Throughout the day I spoke with similar families and individuals, people who loved books and reading, couldn't really afford to buy many, or any books, but who used their local libraries and were happy to be at a festival where they could meet writers and other like-minded people. A lot of them had also come via public transit.
This year's LATFOB was a great deal more diverse - near as I could tell from walking around and observing the crowd - than it has been in previous years. (By "diverse" I mean by race, ethnicity and national origin.) My completely unscientific, based only on personal observation, estimate is that about half the crowd was not Caucasian. (At UCLA it always seemed like it was 85 percent or so white middle and upper class people like myself, like the Westside itself.)
I have no idea how book sales went. It could be that booksellers weren't all that happy. I have a feeling that the book buying public in L.A. is heavily skewed toward the more affluent Westside. But this year's LATFOB struck me as much more representative of the city as a whole, and of the greatest single thing about Los Angeles - it's diversity. And I liked that very much.
It doesn't have much to do with what I was just writing about, but here's a picture of me, Paul Marks and Laura Levine signing books in the SinCLA booth.
Like any book event these days I spent much of my time talking with other writers about ebooks. Several times while I was sitting in the booth, hoping to sign paper and ink books that people bought, I was asked if my books were available for Kindle, or Nook or some iGadget or another. They are. Five people told me that they planned to buy my ebooks. I made jokes that if they brought their e-reader to me I'd sign it for them.

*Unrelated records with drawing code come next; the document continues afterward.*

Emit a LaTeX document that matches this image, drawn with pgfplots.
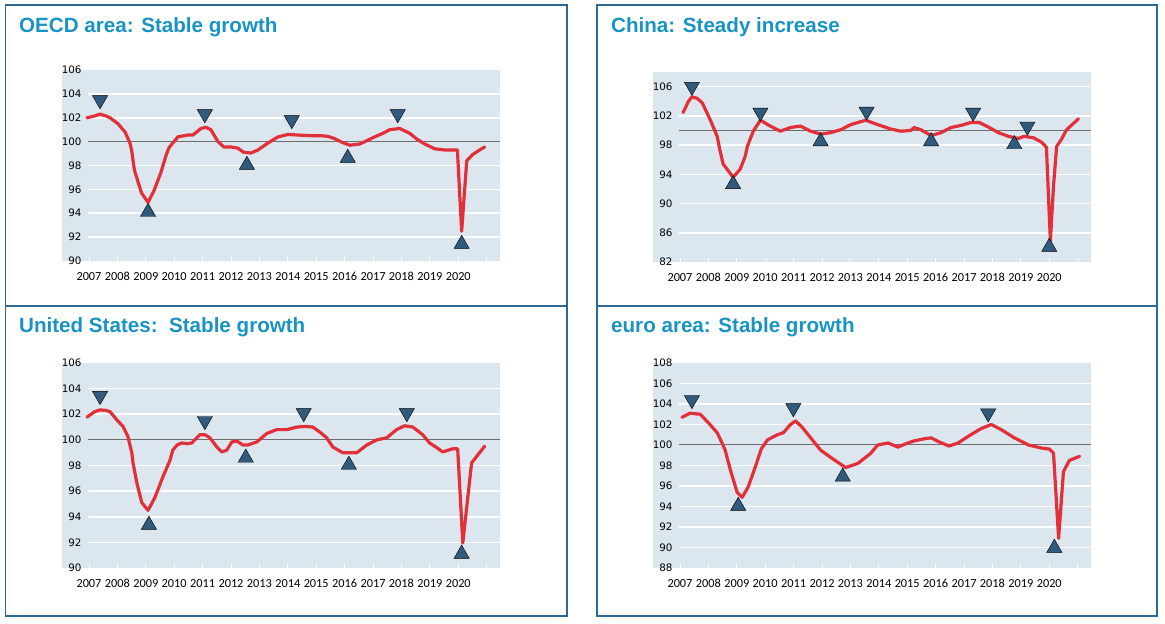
\documentclass[border=0pt]{standalone}
\usepackage{fontspec}
\setmainfont{Liberation Sans}
\newfontfamily\calib{Carlito}
\newfontfamily\dejav{DejaVu Sans}
\usepackage{pgfplots}
\pgfplotsset{compat=1.18}
\definecolor{bgc}{RGB}{220,230,238}
\definecolor{titc}{RGB}{24,148,196}
\definecolor{boxc}{RGB}{45,105,150}
\definecolor{redl}{RGB}{226,48,58}
\definecolor{tric}{RGB}{50,90,125}
\definecolor{refl}{RGB}{110,110,110}
\pgfplotsset{panel/.style={
  scale only axis, width=438pt,
  xmin=2006.05, xmax=2021.47,
  axis background/.style={fill=bgc},
  axis line style={draw=none},
  xtick={2007,2008,2009,2010,2011,2012,2013,2014,2015,2016,2017,2018,2019,2020,2021},
  xticklabels={2007,2008,2009,2010,2011,2012,2013,2014,2015,2016,2017,2018,2019,2020,{}},
  xtick pos=left, ytick pos=left,
  tick align=inside,
  major tick length=4pt,
  xtick style={white, line width=0.8pt},
  ytick style={draw=none},
  xticklabel style={font=\calib\fontsize{12.3}{12}\selectfont, yshift=-8pt},
  yticklabel style={font=\dejav\fontsize{10.3}{10}\selectfont, anchor=east, xshift=23pt},
  /pgf/number format/assume math mode=true,
  clip=false,
},
redline/.style={redl, line width=3.2pt, line join=round, line cap=round},
upm/.style={only marks, mark=triangle*, mark size=8.8pt, mark options={fill=tric, draw=none}},
downm/.style={only marks, mark=triangle*, mark size=8.8pt, mark options={fill=tric, draw=none, rotate=180}},
}
\newcommand{\grid}[1]{\pgfplotsinvokeforeach{#1}{\draw[white, line width=1.6pt] (axis cs:2006.97,##1) -- (axis cs:2021.47,##1);}
  \draw[refl, line width=1pt] (axis cs:2006.97,100) -- (axis cs:2021.47,100);}
\begin{document}
\begin{tikzpicture}[x=1pt,y=1pt]
\useasboundingbox (0,0) rectangle (1165,624);
% panel boxes
\draw[boxc, line width=1.1pt] (5.5,318) rectangle (567,619);
\draw[boxc, line width=1.1pt] (5.5,8) rectangle (567,318);
\draw[boxc, line width=1.1pt] (597,318) rectangle (1157,619);
\draw[boxc, line width=1.1pt] (597,8) rectangle (1157,318);
% titles
\node[anchor=base west, inner sep=0, text=titc, font=\bfseries\fontsize{20.6}{24}\selectfont] at (19,591) {OECD area: Stable growth};
\node[anchor=base west, inner sep=0, text=titc, font=\bfseries\fontsize{20.6}{24}\selectfont] at (611,591) {China: Steady increase};
\node[anchor=base west, inner sep=0, text=titc, font=\bfseries\fontsize{20.6}{24}\selectfont] at (19,291) {United States:\ \ Stable growth};
\node[anchor=base west, inner sep=0, text=titc, font=\bfseries\fontsize{20.6}{24}\selectfont] at (611,291) {euro area: Stable growth};

% OECD
\begin{axis}[panel, at={(62pt,363pt)}, anchor=south west, height=191pt,
  ymin=90, ymax=106, ytick={90,92,...,106}]
\grid{92,94,96,98,102,104}
\addplot[redline] coordinates {(2006.93,102.0)(2007.2,102.15)(2007.39,102.3)(2007.6,102.15)(2007.74,102.0)(2008.02,101.5)(2008.27,100.8)(2008.44,99.9)(2008.5,99.3)(2008.6,97.6)(2008.85,95.7)(2009.08,94.9)(2009.29,95.9)(2009.53,97.4)(2009.72,98.9)(2009.82,99.5)(2010.13,100.4)(2010.48,100.55)(2010.66,100.55)(2010.94,101.1)(2011.11,101.2)(2011.29,101.0)(2011.54,100.0)(2011.75,99.55)(2012.0,99.55)(2012.24,99.45)(2012.45,99.1)(2012.7,99.05)(2012.95,99.3)(2013.31,99.9)(2013.66,100.4)(2014.01,100.6)(2014.37,100.55)(2014.8,100.5)(2015.13,100.5)(2015.4,100.45)(2015.65,100.25)(2015.9,99.95)(2016.18,99.7)(2016.53,99.8)(2016.8,100.1)(2017.06,100.4)(2017.35,100.7)(2017.59,101.0)(2017.94,101.1)(2018.29,100.7)(2018.55,100.2)(2018.82,99.8)(2019.17,99.4)(2019.52,99.3)(2019.97,99.3)(2020.12,92.5)(2020.3,98.4)(2020.5,98.9)(2020.75,99.3)(2020.93,99.55)};
\addplot[downm] coordinates {(2007.39,103.48)(2011.08,102.31)(2014.14,101.81)(2017.87,102.31)};
\addplot[upm] coordinates {(2009.08,94.1)(2012.56,98.04)(2016.11,98.63)(2020.12,91.42)};
\end{axis}

% China
\begin{axis}[panel, at={(653pt,362pt)}, anchor=south west, height=190pt,
  ymin=82, ymax=108, ytick={82,86,...,106}]
\grid{86,90,94,98,102,106}
\addplot[redline] coordinates {(2007.11,102.46)(2007.3,104.0)(2007.42,104.6)(2007.6,104.4)(2007.78,103.8)(2008.06,101.5)(2008.31,99.2)(2008.4,97.4)(2008.52,95.4)(2008.87,93.6)(2009.12,94.7)(2009.3,96.5)(2009.37,97.8)(2009.58,99.9)(2009.83,101.4)(2010.18,100.6)(2010.53,99.9)(2010.89,100.4)(2011.24,100.6)(2011.6,99.9)(2011.95,99.5)(2012.3,99.7)(2012.66,100.1)(2013.01,100.8)(2013.54,101.4)(2013.96,100.8)(2014.42,100.2)(2014.78,99.9)(2015.13,100.0)(2015.24,100.4)(2015.48,100.1)(2015.84,99.3)(2016.19,99.7)(2016.54,100.4)(2016.9,100.7)(2017.25,101.1)(2017.53,101.1)(2017.89,100.4)(2018.21,99.7)(2018.56,99.2)(2018.91,98.9)(2019.12,99.2)(2019.44,99.0)(2019.73,98.4)(2019.9,97.7)(2020.04,84.9)(2020.15,92.4)(2020.26,97.8)(2020.43,98.8)(2020.61,100.1)(2021.03,101.6)};
\addplot[downm] coordinates {(2007.42,106.0)(2009.83,102.46)(2013.57,102.6)(2017.32,102.46)(2019.23,100.55)};
\addplot[upm] coordinates {(2008.87,92.64)(2011.95,98.5)(2015.84,98.5)(2018.77,98.1)(2020.0,84.05)};
\end{axis}

% United States
\begin{axis}[panel, at={(62pt,56pt)}, anchor=south west, height=205pt,
  ymin=90, ymax=106, ytick={90,92,...,106}]
\grid{92,94,96,98,102,104}
\addplot[redline] coordinates {(2006.93,101.77)(2007.2,102.2)(2007.39,102.34)(2007.6,102.3)(2007.74,102.2)(2007.98,101.56)(2008.2,101.04)(2008.37,100.26)(2008.51,98.98)(2008.55,98.2)(2008.69,96.6)(2008.86,95.1)(2009.08,94.5)(2009.32,95.5)(2009.6,97.1)(2009.85,98.4)(2009.95,99.2)(2010.1,99.6)(2010.27,99.76)(2010.45,99.7)(2010.62,99.76)(2010.9,100.4)(2011.08,100.4)(2011.26,100.16)(2011.5,99.45)(2011.68,99.06)(2011.85,99.2)(2012.03,99.84)(2012.21,99.9)(2012.42,99.6)(2012.59,99.6)(2012.91,99.84)(2013.26,100.5)(2013.61,100.8)(2013.96,100.8)(2014.32,101.0)(2014.6,101.05)(2014.88,101.0)(2015.13,100.6)(2015.37,100.16)(2015.58,99.45)(2015.93,99.0)(2016.43,99.0)(2016.78,99.6)(2017.13,100.0)(2017.48,100.16)(2017.83,100.8)(2018.11,101.1)(2018.4,101.0)(2018.75,100.4)(2018.99,99.76)(2019.24,99.4)(2019.45,99.06)(2019.8,99.3)(2019.98,99.3)(2020.16,91.95)(2020.47,98.2)(2020.68,98.8)(2020.93,99.5)};
\addplot[downm] coordinates {(2007.39,103.44)(2011.08,101.48)(2014.56,102.1)(2018.19,102.1)};
\addplot[upm] coordinates {(2009.11,93.36)(2012.52,98.6)(2016.15,98.05)(2020.12,91.1)};
\end{axis}

% euro area
\begin{axis}[panel, at={(653pt,56pt)}, anchor=south west, height=205pt,
  ymin=88, ymax=108, ytick={88,90,...,108}]
\grid{90,92,94,96,98,102,104,106}
\addplot[redline] coordinates {(2007.07,102.7)(2007.35,103.1)(2007.71,103.0)(2007.99,102.2)(2008.31,101.2)(2008.48,100.2)(2008.59,99.5)(2008.77,97.6)(2009.01,95.4)(2009.19,94.9)(2009.4,95.9)(2009.65,97.85)(2009.86,99.6)(2010.08,100.5)(2010.43,101.0)(2010.64,101.2)(2010.89,102.0)(2011.07,102.35)(2011.31,101.7)(2011.6,100.7)(2011.95,99.5)(2012.3,98.8)(2012.83,97.8)(2013.26,98.2)(2013.72,99.2)(2013.96,100.0)(2014.32,100.2)(2014.67,99.8)(2015.02,100.2)(2015.24,100.4)(2015.59,100.6)(2015.84,100.7)(2016.12,100.3)(2016.47,99.9)(2016.79,100.2)(2017.18,100.9)(2017.6,101.6)(2017.96,102.0)(2018.31,101.5)(2018.77,100.7)(2019.27,100.0)(2019.73,99.7)(2020.01,99.6)(2020.15,99.2)(2020.33,90.9)(2020.5,97.4)(2020.71,98.5)(2021.07,98.9)};
\addplot[downm] coordinates {(2007.42,104.4)(2010.99,103.6)(2017.85,103.1)};
\addplot[upm] coordinates {(2009.05,94.05)(2012.73,96.9)(2020.18,89.95)};
\end{axis}
\end{tikzpicture}
\end{document}
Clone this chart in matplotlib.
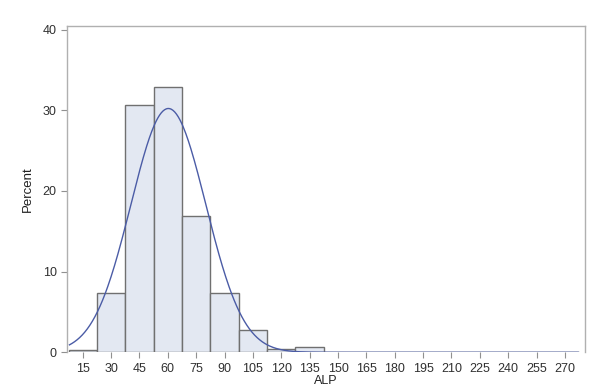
import numpy as np
import matplotlib
matplotlib.use("Agg")
import matplotlib.pyplot as plt

plt.rcParams['font.family'] = ['Liberation Sans', 'DejaVu Sans']

bin_centers = [15, 30, 45, 60, 75, 90, 105, 120, 135, 150, 165, 180, 195, 210, 225, 240, 255, 270]
percents = [0.25, 7.3, 30.7, 32.9, 16.9, 7.4, 2.75, 0.4, 0.7, 0.05, 0.05, 0, 0, 0, 0, 0, 0, 0.08]
bin_width = 15
normal_mu = 60.3
normal_sigma = 19.8
x_ticks = [15, 30, 45, 60, 75, 90, 105, 120, 135, 150, 165, 180, 195, 210, 225, 240, 255, 270]
y_ticks = [0, 10, 20, 30, 40]

fig = plt.figure(figsize=(6.06, 3.89), dpi=100)
ax = fig.add_axes([67/606, 1 - 352.3/389, (585-67)/606, (352.3-26)/389])

ax.bar(bin_centers, percents, width=bin_width, color='#e3e8f2', edgecolor='#707070', linewidth=1.0, zorder=2)

xs = np.linspace(8, 277, 600)
ys = 100 * bin_width * np.exp(-(xs - normal_mu) ** 2 / (2 * normal_sigma ** 2)) / (normal_sigma * np.sqrt(2 * np.pi))
ax.plot(xs, ys, color='#4b5ca6', linewidth=1.0, zorder=3)

ax.set_xlim(6.7, 280.6)
ax.set_ylim(0, 40.45)
ax.set_xticks(x_ticks)
ax.set_yticks(y_ticks)
ax.tick_params(axis='both', labelsize=9, colors='#303030', length=4, width=0.8, direction='out')
ax.tick_params(axis='both', color='#909090')
for s in ax.spines.values():
    s.set_color('#b0b0b0')
    s.set_linewidth(1.0)
ax.spines['bottom'].set_visible(False)
ax.set_ylabel('Percent', fontsize=9.5, color='#202020', labelpad=6)
ax.set_xlabel('ALP', fontsize=9, color='#202020', labelpad=0.5)

fig.savefig('out.png', dpi=100)
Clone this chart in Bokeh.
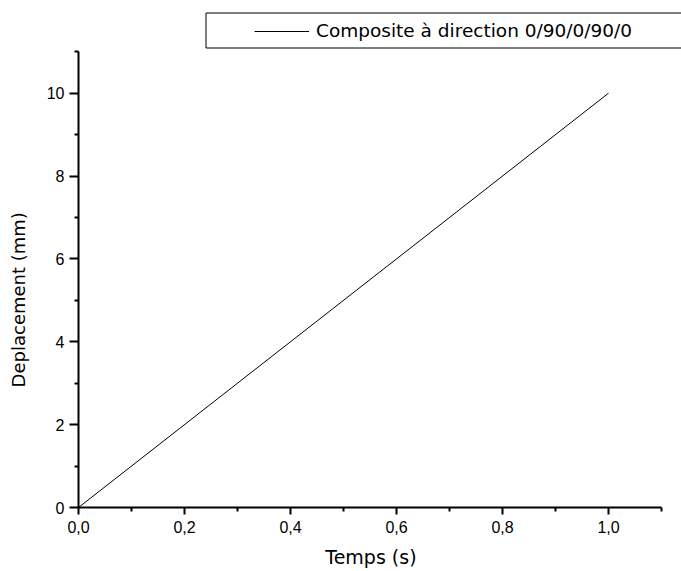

Joking aside, it's an interesting question that a lot of us writers were pondering. A lot of people do want their books signed. Some people collect first editions. How is that going to happen? One thing I've been considering is to print out a bunch of copies of the covers of my ebooks. I can sign those for people. I suppose with regard to first editions, one possibility is that, say, there is a special e-cover for the first, oh, 500 or a thousand or whatever ebooks are downloaded. Then a different cover comes out.
I don't know. Anybody have any thoughts on the matter?
I also encountered several writers who had recently finished their first book and were polling us published authors as to whether or not we thought they should consider going straight to self-publishing ebooks, rather than a traditional publishing deal. The consensus among the writers I spoke with, and overheard, seemed to be that for someone who hasn't been previously published, a traditional paper and ink deal was still important, maybe even vital, for a first book (or two) to give it credibility. (A traditional publication comes with at least something of a reassurance that someone other than the author thought the book was worth publishing and that it has been edited, copyedited and proofread by others who presumably know what they are doing.) In spite of all the changes going on in publishing, most writers seem to think that hasn't changed - at least not yet.
No one, however, could agree on what this all means to mid-list authors such as myself who already have a track record of traditional paper and ink publications. That's something that is currently driving myself and most of the other authors I know who are in the midst of careers similar to mine utterly nuts.